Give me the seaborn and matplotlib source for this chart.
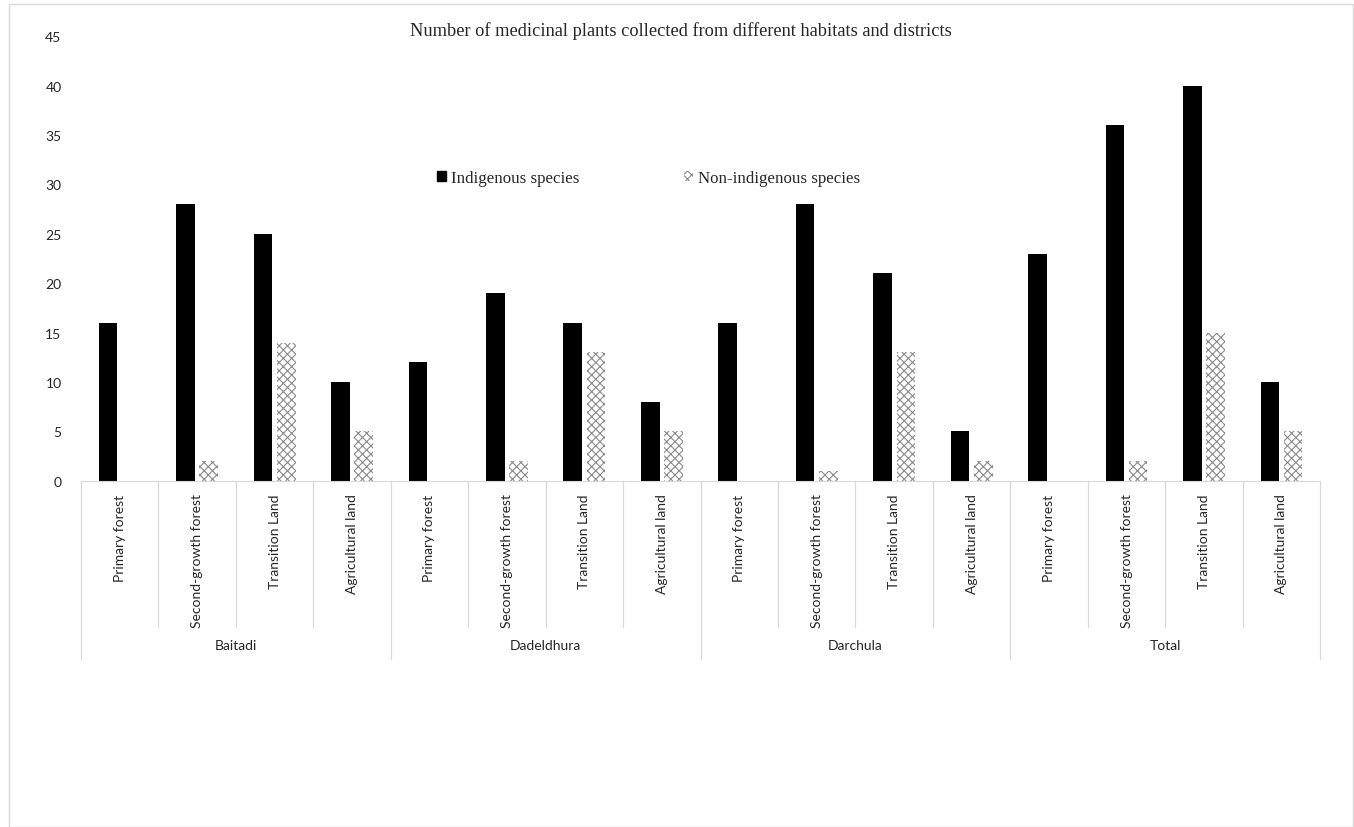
import numpy as np
import pandas as pd
import matplotlib
matplotlib.use("Agg")
import matplotlib.pyplot as plt
import matplotlib.patches as mpatches
import matplotlib.transforms as mtransforms
import seaborn as sns

districts = ["Baitadi", "Dadeldhura", "Darchula", "Total"]
habitats = ["Primary forest", "Second-growth forest", "Transition Land", "Agricultural land"]
indigenous = [16, 28, 25, 10,
              12, 19, 16, 8,
              16, 28, 21, 5,
              23, 36, 40, 10]
non_indigenous = [0, 2, 14, 5,
                  0, 2, 13, 5,
                  0, 1, 13, 2,
                  0, 2, 15, 5]
series = ["Indigenous species", "Non-indigenous species"]

# long table, one key per district/habitat pair
keys = [f"{d}|{h}" for d in districts for h in habitats]
df = pd.DataFrame({
    "key": keys * 2,
    "value": indigenous + non_indigenous,
    "species": [series[0]] * len(keys) + [series[1]] * len(keys),
})

sns.set_style("white")
plt.rcParams["font.family"] = ["Lato", "DejaVu Sans"]
plt.rcParams["hatch.linewidth"] = 0.8

fig = plt.figure(figsize=(13.54, 8.28), dpi=100)
ax = fig.add_axes([0.0598, 0.418, 0.9152, 0.537])

sns.barplot(data=df, x="key", y="value", hue="species", order=keys,
            palette=["black", "white"], width=0.6, gap=0.2,
            linewidth=0, legend=False, ax=ax)

# wavy-ish fill for the non-indigenous bars
for bar in ax.containers[1]:
    bar.set_hatch("xxxx")
    bar.set_edgecolor("#8a8a8a")
    bar.set_linewidth(0)

ax.set_ylim(0, 45)
ax.set_yticks(range(0, 46, 5))
ax.set_xlim(-0.5, len(keys) - 0.5)
ax.set_xticks(range(len(keys)))
ax.set_xticklabels([k.split("|")[1] for k in keys], rotation=90, va="top",
                   fontsize=10)
ax.tick_params(axis="both", length=0, labelsize=10)
ax.tick_params(axis="x", pad=9)
ax.tick_params(axis="y", pad=14)
ax.set_xlabel("")
ax.set_ylabel("")
for s in ["top", "right", "left"]:
    ax.spines[s].set_visible(False)
ax.spines["bottom"].set_color("#d9d9d9")

# multi-level category axis
trans = mtransforms.blended_transform_factory(ax.transData, ax.transAxes)
for i in range(len(keys) + 1):
    bottom = -0.40 if i % 4 == 0 else -0.328
    ax.plot([i - 0.5, i - 0.5], [0, bottom], color="#d9d9d9", lw=0.9,
            transform=trans, clip_on=False)
for j, d in enumerate(districts):
    ax.text(j * 4 + 1.5, -0.37, d, transform=trans, ha="center", va="center",
            fontsize=10)

fig.text(0.503, 0.963, "Number of medicinal plants collected from different habitats and districts",
         ha="center", va="center", fontsize=13.2, family="Liberation Serif")

handles = [mpatches.Patch(facecolor="black", edgecolor="black"),
           mpatches.Patch(facecolor="white", edgecolor="#8a8a8a", hatch="xxxx", lw=0)]
ax.legend(handles, series, loc="center", bbox_to_anchor=(0.458, 0.681), ncol=2,
          frameon=False, handlelength=0.5, handleheight=0.5, handletextpad=0.3,
          columnspacing=6.2, prop={"family": "Liberation Serif", "size": 12.2})

# outer light border like the source image
fig.patches.append(mpatches.Rectangle((0.0066, 0.0), 0.9927, 0.994, transform=fig.transFigure,
                                      fill=False, edgecolor="#d9d9d9", lw=1))

fig.savefig("out.png", dpi=100)
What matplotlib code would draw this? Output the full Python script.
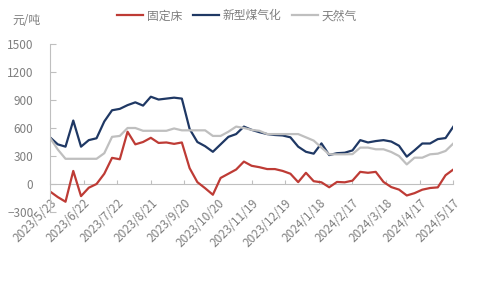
import numpy as np
import pandas as pd
import matplotlib
matplotlib.use("Agg")
import matplotlib.pyplot as plt

plt.rcParams['font.family'] = ['Noto Sans CJK SC', 'DejaVu Sans']

# ---- data ----
tick_labels = ["2023/5/23", "2023/6/22", "2023/7/22", "2023/8/21", "2023/9/20",
               "2023/10/20", "2023/11/19", "2023/12/19", "2024/1/18", "2024/2/17",
               "2024/3/18", "2024/4/17", "2024/5/17"]
series_names = ["固定床", "新型煤气化", "天然气"]

fixed_bed = [-80, -140, -190, 140, -130, -40, 0, 110, 280, 265, 560, 425, 450, 495,
             440, 445, 430, 445, 170, 20, -45, -115, 65, 110, 155, 240, 195, 180,
             160, 160, 140, 110, 20, 120, 30, 18, -35, 22, 18, 36, 130, 120, 130,
             22, -33, -60, -123, -98, -61, -43, -36, 94, 155]
coal_gas = [500, 425, 400, 680, 400, 470, 490, 670, 790, 805, 845, 875, 840, 935,
            905, 915, 925, 915, 590, 450, 405, 345, 425, 505, 535, 615, 580, 555,
            535, 525, 520, 500, 400, 345, 325, 435, 310, 330, 335, 360, 470, 445,
            460, 470, 455, 410, 293, 361, 434, 434, 481, 492, 614]
natural_gas = [495, 370, 270, 270, 270, 270, 270, 330, 505, 515, 600, 600, 570, 570,
               570, 570, 595, 575, 575, 575, 575, 515, 515, 560, 615, 600, 580, 570,
               535, 535, 535, 535, 535, 500, 465, 390, 318, 318, 318, 320, 390, 390,
               372, 372, 343, 300, 210, 282, 282, 318, 325, 354, 434]

start = pd.Timestamp("2023-05-23")
tick_dates = pd.to_datetime(tick_labels, format="%Y/%m/%d")
tick_days = np.array([(d - start).days for d in tick_dates])
x = np.linspace(tick_days[0], tick_days[-1], len(fixed_bed))

colors = ["#BE3B35", "#1F3864", "#BFBFBF"]
axis_gray = "#BFBFBF"
text_gray = "#7F7F7F"

fig = plt.figure(figsize=(4.8, 2.88), dpi=100)
ax = fig.add_axes([50/480, 1-212/288, (453.3-50)/480, (212-44)/288])

for vals, name, c in zip([fixed_bed, coal_gas, natural_gas], series_names, colors):
    ax.plot(x, vals, color=c, lw=1.6, label=name, solid_joinstyle='round')

ymin, ymax = -300, 1500
ax.set_ylim(ymin, ymax)
ax.set_xlim(tick_days[0], tick_days[-1])
ax.set_yticks(np.arange(-300, 1501, 300))

for s in ["top", "right", "bottom"]:
    ax.spines[s].set_visible(False)
ax.spines["left"].set_color(axis_gray)
ax.spines["left"].set_linewidth(0.8)
ax.tick_params(axis='y', direction='in', length=4, color=axis_gray, width=0.8,
               labelsize=8.5, labelcolor=text_gray, pad=12)

ax.set_xticks(tick_days)
ax.set_xticklabels(tick_labels)
ax.tick_params(axis='x', length=0, labelsize=8.5, labelcolor=text_gray, pad=-11)
for lbl in ax.get_xticklabels():
    lbl.set_rotation(45)
    lbl.set_ha('right')
    lbl.set_rotation_mode('anchor')

# zero line axis with inward ticks
zero_pos = (0 - ymin) / (ymax - ymin)
sec = ax.secondary_xaxis(zero_pos)
sec.set_xticks(tick_days)
sec.tick_params(direction='in', length=3, color=axis_gray, width=0.8, labelbottom=False)
sec.spines['bottom'].set_color(axis_gray)
sec.spines['bottom'].set_linewidth(0.8)

fig.text(12/480, 1-21/288, "元/吨", fontsize=8.5, color=text_gray, va='center', ha='left')

leg = fig.legend(loc='center', bbox_to_anchor=(237/480, 1-16/288), ncol=3, frameon=False,
                 fontsize=8.5, handlelength=2.2, handletextpad=0.3, columnspacing=0.9,
                 borderaxespad=0)
for t in leg.get_texts():
    t.set_color(text_gray)

fig.savefig("out.png", dpi=100)
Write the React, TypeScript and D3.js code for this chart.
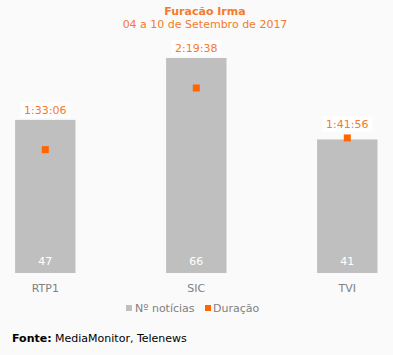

=======

• What the task requires:
Using the data above, print every line exactly, omitting pictures.

• Task answer:
Give me the seaborn and matplotlib source for this chart.
import numpy as np
import pandas as pd
import matplotlib
matplotlib.use("Agg")
import matplotlib.pyplot as plt
import matplotlib.patches as mpatches
import matplotlib.transforms as mtransforms
import seaborn as sns

districts = ["Baitadi", "Dadeldhura", "Darchula", "Total"]
habitats = ["Primary forest", "Second-growth forest", "Transition Land", "Agricultural land"]
indigenous = [16, 28, 25, 10,
              12, 19, 16, 8,
              16, 28, 21, 5,
              23, 36, 40, 10]
non_indigenous = [0, 2, 14, 5,
                  0, 2, 13, 5,
                  0, 1, 13, 2,
                  0, 2, 15, 5]
series = ["Indigenous species", "Non-indigenous species"]

# long table, one key per district/habitat pair
keys = [f"{d}|{h}" for d in districts for h in habitats]
df = pd.DataFrame({
    "key": keys * 2,
    "value": indigenous + non_indigenous,
    "species": [series[0]] * len(keys) + [series[1]] * len(keys),
})

sns.set_style("white")
plt.rcParams["font.family"] = ["Lato", "DejaVu Sans"]
plt.rcParams["hatch.linewidth"] = 0.8

fig = plt.figure(figsize=(13.54, 8.28), dpi=100)
ax = fig.add_axes([0.0598, 0.418, 0.9152, 0.537])

sns.barplot(data=df, x="key", y="value", hue="species", order=keys,
            palette=["black", "white"], width=0.6, gap=0.2,
            linewidth=0, legend=False, ax=ax)

# wavy-ish fill for the non-indigenous bars
for bar in ax.containers[1]:
    bar.set_hatch("xxxx")
    bar.set_edgecolor("#8a8a8a")
    bar.set_linewidth(0)

ax.set_ylim(0, 45)
ax.set_yticks(range(0, 46, 5))
ax.set_xlim(-0.5, len(keys) - 0.5)
ax.set_xticks(range(len(keys)))
ax.set_xticklabels([k.split("|")[1] for k in keys], rotation=90, va="top",
                   fontsize=10)
ax.tick_params(axis="both", length=0, labelsize=10)
ax.tick_params(axis="x", pad=9)
ax.tick_params(axis="y", pad=14)
ax.set_xlabel("")
ax.set_ylabel("")
for s in ["top", "right", "left"]:
    ax.spines[s].set_visible(False)
ax.spines["bottom"].set_color("#d9d9d9")

# multi-level category axis
trans = mtransforms.blended_transform_factory(ax.transData, ax.transAxes)
for i in range(len(keys) + 1):
    bottom = -0.40 if i % 4 == 0 else -0.328
    ax.plot([i - 0.5, i - 0.5], [0, bottom], color="#d9d9d9", lw=0.9,
            transform=trans, clip_on=False)
for j, d in enumerate(districts):
    ax.text(j * 4 + 1.5, -0.37, d, transform=trans, ha="center", va="center",
            fontsize=10)

fig.text(0.503, 0.963, "Number of medicinal plants collected from different habitats and districts",
         ha="center", va="center", fontsize=13.2, family="Liberation Serif")

handles = [mpatches.Patch(facecolor="black", edgecolor="black"),
           mpatches.Patch(facecolor="white", edgecolor="#8a8a8a", hatch="xxxx", lw=0)]
ax.legend(handles, series, loc="center", bbox_to_anchor=(0.458, 0.681), ncol=2,
          frameon=False, handlelength=0.5, handleheight=0.5, handletextpad=0.3,
          columnspacing=6.2, prop={"family": "Liberation Serif", "size": 12.2})

# outer light border like the source image
fig.patches.append(mpatches.Rectangle((0.0066, 0.0), 0.9927, 0.994, transform=fig.transFigure,
                                      fill=False, edgecolor="#d9d9d9", lw=1))

fig.savefig("out.png", dpi=100)
What matplotlib code would draw this? Output the full Python script.
import numpy as np
import pandas as pd
import matplotlib
matplotlib.use("Agg")
import matplotlib.pyplot as plt

plt.rcParams['font.family'] = ['Noto Sans CJK SC', 'DejaVu Sans']

# ---- data ----
tick_labels = ["2023/5/23", "2023/6/22", "2023/7/22", "2023/8/21", "2023/9/20",
               "2023/10/20", "2023/11/19", "2023/12/19", "2024/1/18", "2024/2/17",
               "2024/3/18", "2024/4/17", "2024/5/17"]
series_names = ["固定床", "新型煤气化", "天然气"]

fixed_bed = [-80, -140, -190, 140, -130, -40, 0, 110, 280, 265, 560, 425, 450, 495,
             440, 445, 430, 445, 170, 20, -45, -115, 65, 110, 155, 240, 195, 180,
             160, 160, 140, 110, 20, 120, 30, 18, -35, 22, 18, 36, 130, 120, 130,
             22, -33, -60, -123, -98, -61, -43, -36, 94, 155]
coal_gas = [500, 425, 400, 680, 400, 470, 490, 670, 790, 805, 845, 875, 840, 935,
            905, 915, 925, 915, 590, 450, 405, 345, 425, 505, 535, 615, 580, 555,
            535, 525, 520, 500, 400, 345, 325, 435, 310, 330, 335, 360, 470, 445,
            460, 470, 455, 410, 293, 361, 434, 434, 481, 492, 614]
natural_gas = [495, 370, 270, 270, 270, 270, 270, 330, 505, 515, 600, 600, 570, 570,
               570, 570, 595, 575, 575, 575, 575, 515, 515, 560, 615, 600, 580, 570,
               535, 535, 535, 535, 535, 500, 465, 390, 318, 318, 318, 320, 390, 390,
               372, 372, 343, 300, 210, 282, 282, 318, 325, 354, 434]

start = pd.Timestamp("2023-05-23")
tick_dates = pd.to_datetime(tick_labels, format="%Y/%m/%d")
tick_days = np.array([(d - start).days for d in tick_dates])
x = np.linspace(tick_days[0], tick_days[-1], len(fixed_bed))

colors = ["#BE3B35", "#1F3864", "#BFBFBF"]
axis_gray = "#BFBFBF"
text_gray = "#7F7F7F"

fig = plt.figure(figsize=(4.8, 2.88), dpi=100)
ax = fig.add_axes([50/480, 1-212/288, (453.3-50)/480, (212-44)/288])

for vals, name, c in zip([fixed_bed, coal_gas, natural_gas], series_names, colors):
    ax.plot(x, vals, color=c, lw=1.6, label=name, solid_joinstyle='round')

ymin, ymax = -300, 1500
ax.set_ylim(ymin, ymax)
ax.set_xlim(tick_days[0], tick_days[-1])
ax.set_yticks(np.arange(-300, 1501, 300))

for s in ["top", "right", "bottom"]:
    ax.spines[s].set_visible(False)
ax.spines["left"].set_color(axis_gray)
ax.spines["left"].set_linewidth(0.8)
ax.tick_params(axis='y', direction='in', length=4, color=axis_gray, width=0.8,
               labelsize=8.5, labelcolor=text_gray, pad=12)

ax.set_xticks(tick_days)
ax.set_xticklabels(tick_labels)
ax.tick_params(axis='x', length=0, labelsize=8.5, labelcolor=text_gray, pad=-11)
for lbl in ax.get_xticklabels():
    lbl.set_rotation(45)
    lbl.set_ha('right')
    lbl.set_rotation_mode('anchor')

# zero line axis with inward ticks
zero_pos = (0 - ymin) / (ymax - ymin)
sec = ax.secondary_xaxis(zero_pos)
sec.set_xticks(tick_days)
sec.tick_params(direction='in', length=3, color=axis_gray, width=0.8, labelbottom=False)
sec.spines['bottom'].set_color(axis_gray)
sec.spines['bottom'].set_linewidth(0.8)

fig.text(12/480, 1-21/288, "元/吨", fontsize=8.5, color=text_gray, va='center', ha='left')

leg = fig.legend(loc='center', bbox_to_anchor=(237/480, 1-16/288), ncol=3, frameon=False,
                 fontsize=8.5, handlelength=2.2, handletextpad=0.3, columnspacing=0.9,
                 borderaxespad=0)
for t in leg.get_texts():
    t.set_color(text_gray)

fig.savefig("out.png", dpi=100)
Write the React, TypeScript and D3.js code for this chart.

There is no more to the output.